House Oversight Chairman James Comer and ranking Democrat Jamie Raskin were among the Congress members who urged Cheatle to resign during the first congressional hearing since the attack on Trump at a campaign rally in Butler, Pa. "Today, you failed to provide answers to basic questions regarding that stunning operational failure and to reassure the American people that the Secret Service has learned its lessons and begun to correct its systemic blunders and failures," the lawmakers wrote in a letter published after the hearing.

Cheatle sought to make a distinction between suspicious behavior and a direct threat, saying the Secret Service would have "Paused the rally had they known there was an actual threat." The elite agency's failure to grasp the threat worried lawmakers in both parties, who said the agency's 60-day internal investigation would take too long to deliver answers.

Cheatle would not say how many agents were assigned to Trump that day but said the number was "Sufficient." Cheatle also did not say whether the Secret Service deployed a drone to monitor the area.

As the tone of the hearing grew more heated, one exasperated Republican lawmaker, Rep.
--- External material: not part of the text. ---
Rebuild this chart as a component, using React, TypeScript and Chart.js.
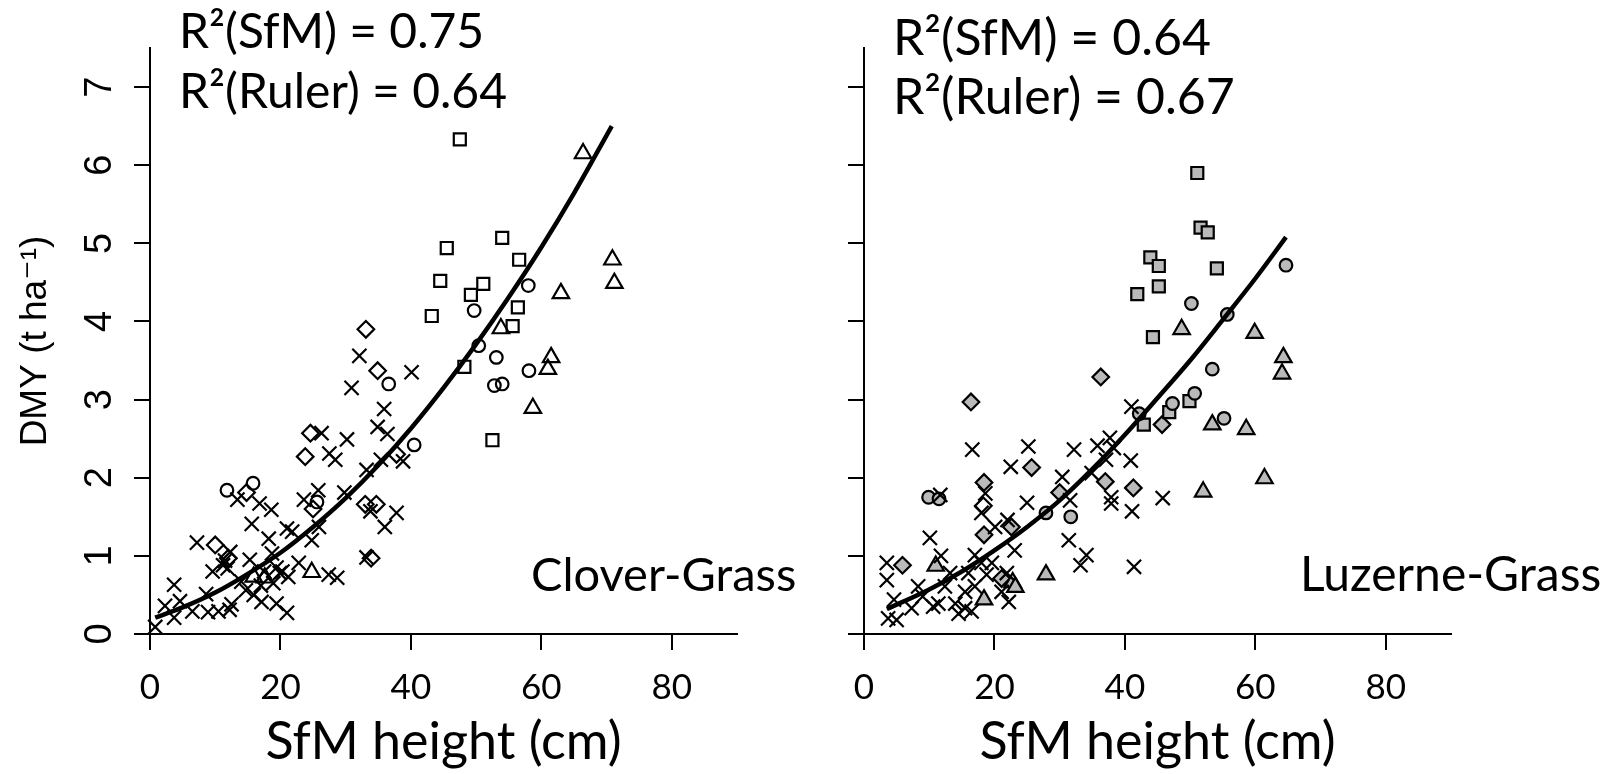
import React, { useEffect, useRef } from 'react';
import { Chart, registerables } from 'chart.js';

Chart.register(...registerables);

type Pt = [number, number];

// ---- tick labels ----
const xTickValues = [0, 20, 40, 60, 80];
const yTickValues = [0, 1, 2, 3, 4, 5, 6, 7];

// ---- Clover-Grass (left panel) ----
const cloverCross: Pt[] = [
  [0.8, 0.09], [2.3, 0.36], [3.7, 0.63], [3.7, 0.21], [4.6, 0.42], [6.5, 0.29], [7.2, 1.17],
  [8.6, 0.51], [8.9, 0.28], [9.6, 0.8], [10.5, 0.29], [11.2, 0.88], [11.5, 0.94], [11.9, 0.84],
  [12.3, 1.05], [12.2, 0.31], [12.5, 0.38], [13.4, 1.72], [14.0, 0.67], [14.7, 0.56], [15.3, 0.95],
  [15.6, 1.41], [15.9, 0.5], [16.8, 1.67], [17.1, 0.41], [17.0, 0.62], [17.5, 0.8], [18.2, 1.22],
  [18.6, 1.59], [18.7, 1.03], [18.9, 0.65], [19.4, 0.39], [19.4, 0.85], [19.9, 0.78], [20.3, 0.8],
  [21.0, 0.27], [21.0, 1.35], [21.2, 0.73], [21.8, 1.31], [22.8, 0.91], [23.6, 1.72], [24.8, 1.2],
  [25.8, 1.84], [25.9, 1.37], [26.3, 2.57], [27.5, 2.31], [27.4, 0.76], [28.4, 2.23], [28.7, 0.72],
  [29.8, 1.81], [30.2, 2.49], [30.9, 3.15], [32.1, 3.56], [33.2, 2.1], [33.2, 0.98], [33.8, 1.57],
  [34.9, 2.65], [35.4, 2.23], [35.9, 2.88], [36.0, 1.37], [36.4, 2.56], [37.8, 1.55], [38.8, 2.21],
  [40.1, 3.35],
];
const cloverCircle: Pt[] = [
  [11.8, 1.84], [15.8, 1.93], [25.6, 1.69], [36.6, 3.2], [40.5, 2.42], [49.7, 4.14], [50.4, 3.69],
  [52.8, 3.18], [53.1, 3.54], [54.0, 3.2], [58.0, 4.46], [58.1, 3.37],
];
const cloverSquare: Pt[] = [
  [43.2, 4.07], [44.5, 4.52], [45.5, 4.94], [47.5, 6.33], [48.2, 3.42], [49.2, 4.34], [51.1, 4.48],
  [52.5, 2.48], [54.0, 5.07], [55.6, 3.94], [56.4, 4.18], [56.6, 4.79],
];
const cloverTriangle: Pt[] = [
  [15.9, 0.73], [17.6, 0.72], [24.8, 0.79], [53.8, 3.91], [58.7, 2.89], [61.0, 3.39], [61.5, 3.54],
  [63.0, 4.36], [66.4, 6.15], [70.9, 4.79], [71.2, 4.49],
];
const cloverDiamond: Pt[] = [
  [10.0, 1.14], [12.0, 0.97], [14.8, 1.81], [23.8, 2.27], [24.6, 2.57], [25.0, 1.6], [33.0, 1.66],
  [33.1, 3.9], [33.9, 0.97], [34.7, 1.66], [34.9, 3.37], [37.8, 2.3],
];
const cloverFitX = [0.8, 5, 10, 15, 20, 25, 30, 35, 40, 45, 50, 55, 60, 65, 70.8];
const cloverFitY = [0.21, 0.34, 0.53, 0.77, 1.04, 1.37, 1.74, 2.16, 2.63, 3.15, 3.71, 4.31, 4.95, 5.64, 6.5];

// ---- Luzerne-Grass (right panel) ----
const luzerneCross: Pt[] = [
  [3.5, 0.91], [3.5, 0.69], [3.7, 0.2], [4.6, 0.44], [5.0, 0.18], [7.3, 0.33], [8.3, 0.61],
  [9.0, 0.48], [10.1, 1.23], [10.6, 0.35], [11.4, 0.39], [11.7, 1.78], [11.8, 1.0], [12.4, 0.61],
  [13.2, 0.78], [14.0, 0.39], [14.5, 0.26], [15.5, 0.33], [15.5, 0.54], [16.0, 0.78], [16.5, 0.29],
  [16.6, 2.36], [17.0, 1.01], [17.0, 0.61], [18.0, 1.55], [18.0, 0.91], [18.6, 1.8], [18.8, 0.76],
  [19.6, 0.91], [20.1, 1.37], [21.1, 0.54], [21.9, 0.78], [22.0, 1.46], [22.2, 0.41], [22.5, 2.14],
  [23.1, 1.07], [25.0, 1.68], [25.2, 2.4], [30.4, 2.01], [31.6, 1.71], [31.4, 1.2], [32.2, 2.36],
  [33.2, 0.88], [34.1, 1.01], [34.9, 2.06], [35.8, 2.41], [37.1, 2.23], [37.7, 2.51], [37.9, 1.67],
  [37.9, 1.75], [38.3, 2.38], [40.9, 2.22], [41.0, 2.91], [41.1, 1.57], [41.4, 0.86], [45.8, 1.74],
];
const luzerneCircle: Pt[] = [
  [9.9, 1.75], [11.5, 1.73], [27.9, 1.55], [31.7, 1.5], [42.2, 2.82], [47.3, 2.95], [50.2, 4.23],
  [50.7, 3.08], [53.4, 3.39], [55.2, 2.76], [55.7, 4.09], [64.7, 4.72],
];
const luzerneSquare: Pt[] = [
  [41.9, 4.35], [42.9, 2.68], [43.9, 4.82], [44.3, 3.8], [45.2, 4.71], [45.2, 4.45], [46.8, 2.84],
  [49.9, 2.98], [51.1, 5.9], [51.6, 5.2], [52.7, 5.14], [54.1, 4.68],
];
const luzerneTriangle: Pt[] = [
  [11.0, 0.87], [18.4, 0.44], [22.8, 0.66], [23.2, 0.6], [27.9, 0.76], [48.7, 3.9], [52.0, 1.82],
  [53.4, 2.68], [58.6, 2.62], [59.9, 3.85], [61.4, 1.99], [64.1, 3.33], [64.3, 3.54],
];
const luzerneDiamond: Pt[] = [
  [5.9, 0.88], [16.4, 2.97], [18.4, 1.94], [18.4, 1.27], [21.1, 0.71], [22.6, 1.37], [25.7, 2.13],
  [30.0, 1.81], [36.3, 3.29], [37.0, 1.95], [41.3, 1.87], [45.7, 2.68],
];
const luzerneDiamondOpen: Pt[] = [[18.3, 1.64]];
const luzerneFitX = [3.5, 10, 15, 20, 25, 30, 35, 40, 45, 50, 55, 60, 64.7];
const luzerneFitY = [0.32, 0.57, 0.8, 1.07, 1.37, 1.71, 2.11, 2.55, 3.02, 3.5, 4.02, 4.55, 5.08];

const GRAY = '#bababa';
const NONE = 'rgba(0,0,0,0)';

type TextItem = { text: string; x: number; y: number; size: number };

const panelTextPlugin = {
  id: 'panelText',
  afterDraw(chart: any, _args: any, opts: any) {
    const ctx = chart.ctx as CanvasRenderingContext2D;
    ctx.save();
    ctx.fillStyle = '#000';
    ctx.textAlign = 'left';
    ctx.textBaseline = 'alphabetic';
    for (const t of (opts.items || []) as TextItem[]) {
      ctx.font = `${t.size}px Lato, "Open Sans", sans-serif`;
      ctx.fillText(t.text, t.x, t.y);
    }
    ctx.restore();
  },
};

function markerSet(pts: Pt[], style: string, radius: number, fill: string) {
  return {
    data: pts.map(([x, y]) => ({ x, y })),
    pointStyle: style,
    pointRadius: radius,
    pointHoverRadius: radius,
    pointBorderWidth: 2.2,
    pointHoverBorderWidth: 2.2,
    pointBorderColor: '#000',
    pointBackgroundColor: fill,
    showLine: false,
    clip: false as any,
    order: 2,
  };
}

function fitSet(xs: number[], ys: number[]) {
  return {
    data: xs.map((x, i) => ({ x, y: ys[i] })),
    showLine: true,
    borderColor: '#000',
    borderWidth: 4.5,
    pointRadius: 0,
    pointHoverRadius: 0,
    cubicInterpolationMode: 'monotone',
    fill: false,
    clip: false as any,
    order: 0,
  };
}

type PanelProps = {
  left: number;
  width: number;
  yAxisWidth: number;
  padRight: number;
  showYLabels: boolean;
  datasets: any[];
  texts: TextItem[];
};

function Panel(p: PanelProps) {
  const ref = useRef<HTMLCanvasElement | null>(null);
  useEffect(() => {
    if (!ref.current) return;
    const axisGrid = {
      display: true,
      drawOnChartArea: false,
      drawTicks: true,
      tickLength: 16,
      color: '#000',
      lineWidth: 2,
    };
    const axisBorder = { display: true, color: '#000', width: 2 };
    const chart = new Chart(ref.current, {
      type: 'scatter',
      data: { datasets: p.datasets },
      plugins: [panelTextPlugin as any],
      options: {
        responsive: false,
        animation: false,
        devicePixelRatio: 1,
        events: [],
        layout: { padding: { left: 0, right: p.padRight, top: 48, bottom: 0 } },
        plugins: {
          legend: { display: false },
          tooltip: { enabled: false },
          panelText: { items: p.texts },
        } as any,
        scales: {
          x: {
            type: 'linear',
            min: 0,
            max: 90,
            afterBuildTicks: (s: any) => {
              s.ticks = xTickValues.map((v) => ({ value: v }));
            },
            afterFit: (s: any) => {
              s.height = 140;
            },
            grid: axisGrid,
            border: axisBorder,
            ticks: {
              color: '#000',
              font: { family: 'Lato', size: 35 },
              padding: 17,
              maxRotation: 0,
              autoSkip: false,
            },
            title: {
              display: true,
              text: 'SfM height (cm)',
              color: '#000',
              font: { family: 'Lato', size: 52, lineHeight: 1.2 },
              padding: { top: 0, bottom: 1 },
            },
          },
          y: {
            type: 'linear',
            min: 0,
            max: 7.5,
            afterBuildTicks: (s: any) => {
              s.ticks = yTickValues.map((v) => ({ value: v }));
            },
            afterFit: (s: any) => {
              s.width = p.yAxisWidth;
            },
            grid: axisGrid,
            border: axisBorder,
            ticks: {
              display: p.showYLabels,
              color: '#000',
              font: { family: '"Liberation Sans", Arial, sans-serif', size: 38 },
              minRotation: 90,
              maxRotation: 90,
              crossAlign: 'center',
              padding: 23,
            },
            title: {
              display: p.showYLabels,
              text: 'DMY (t ha⁻¹)',
              color: '#000',
              font: { family: '"Liberation Sans", "DejaVu Sans", sans-serif', size: 37, lineHeight: 1.2 },
              padding: { top: 14, bottom: 0 },
            },
          },
        },
      } as any,
    });
    return () => chart.destroy();
  }, []);
  return (
    <div style={{ position: 'absolute', left: p.left, top: 0, width: p.width, height: 774 }}>
      <canvas ref={ref} width={p.width} height={774} style={{ display: 'block' }} />
    </div>
  );
}

export default function App() {
  const leftSets = [
    fitSet(cloverFitX, cloverFitY),
    markerSet(cloverCross, 'crossRot', 10, NONE),
    markerSet(cloverCircle, 'circle', 6.3, NONE),
    markerSet(cloverSquare, 'rect', 8.5, NONE),
    markerSet(cloverTriangle, 'triangle', 9.5, NONE),
    markerSet(cloverDiamond, 'rectRot', 8.3, NONE),
  ];
  const rightSets = [
    fitSet(luzerneFitX, luzerneFitY),
    markerSet(luzerneCross, 'crossRot', 10, NONE),
    markerSet(luzerneCircle, 'circle', 6.3, GRAY),
    markerSet(luzerneSquare, 'rect', 8.5, GRAY),
    markerSet(luzerneTriangle, 'triangle', 9.5, GRAY),
    markerSet(luzerneDiamond, 'rectRot', 8.3, GRAY),
    markerSet(luzerneDiamondOpen, 'rectRot', 8.3, NONE),
  ];
  return (
    <div style={{ position: 'fixed', left: 0, top: 0, width: 1616, height: 774, background: '#fff', overflow: 'hidden' }}>
      <Panel
        left={0}
        width={800}
        yAxisWidth={150}
        padRight={63}
        showYLabels={true}
        datasets={leftSets}
        texts={[
          { text: 'R²(SfM) = 0.75', x: 179, y: 48, size: 48 },
          { text: 'R²(Ruler) = 0.64', x: 179, y: 108, size: 48 },
          { text: 'Clover-Grass', x: 531, y: 591, size: 47 },
        ]}
      />
      <Panel
        left={800}
        width={816}
        yAxisWidth={64}
        padRight={165}
        showYLabels={false}
        datasets={rightSets}
        texts={[
          { text: 'R²(SfM) = 0.64', x: 93, y: 55, size: 50 },
          { text: 'R²(Ruler) = 0.67', x: 93, y: 114, size: 50 },
          { text: 'Luzerne-Grass', x: 500, y: 591, size: 48 },
        ]}
      />
    </div>
  );
}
Pat Fallon, derisively told Cheatle to "Go back to guarding Doritos." Cheatle worked as a top security official at Pepsi Co. North America, which manufactures the snack food, beginning in 2021 before she was sworn in as Secret Service director in September 2022.

Rep. Jim Jordan grew impatient with Cheatle as he cited a Washington Post report that the Secret Service has repeatedly turned down the Trump campaign's requests for additional protection at campaign events.

Some Republican members started shaking their heads and audibly saying "No" when Cheatle declined to say whether Secret Service agents were positioned on the roof used by the attacker.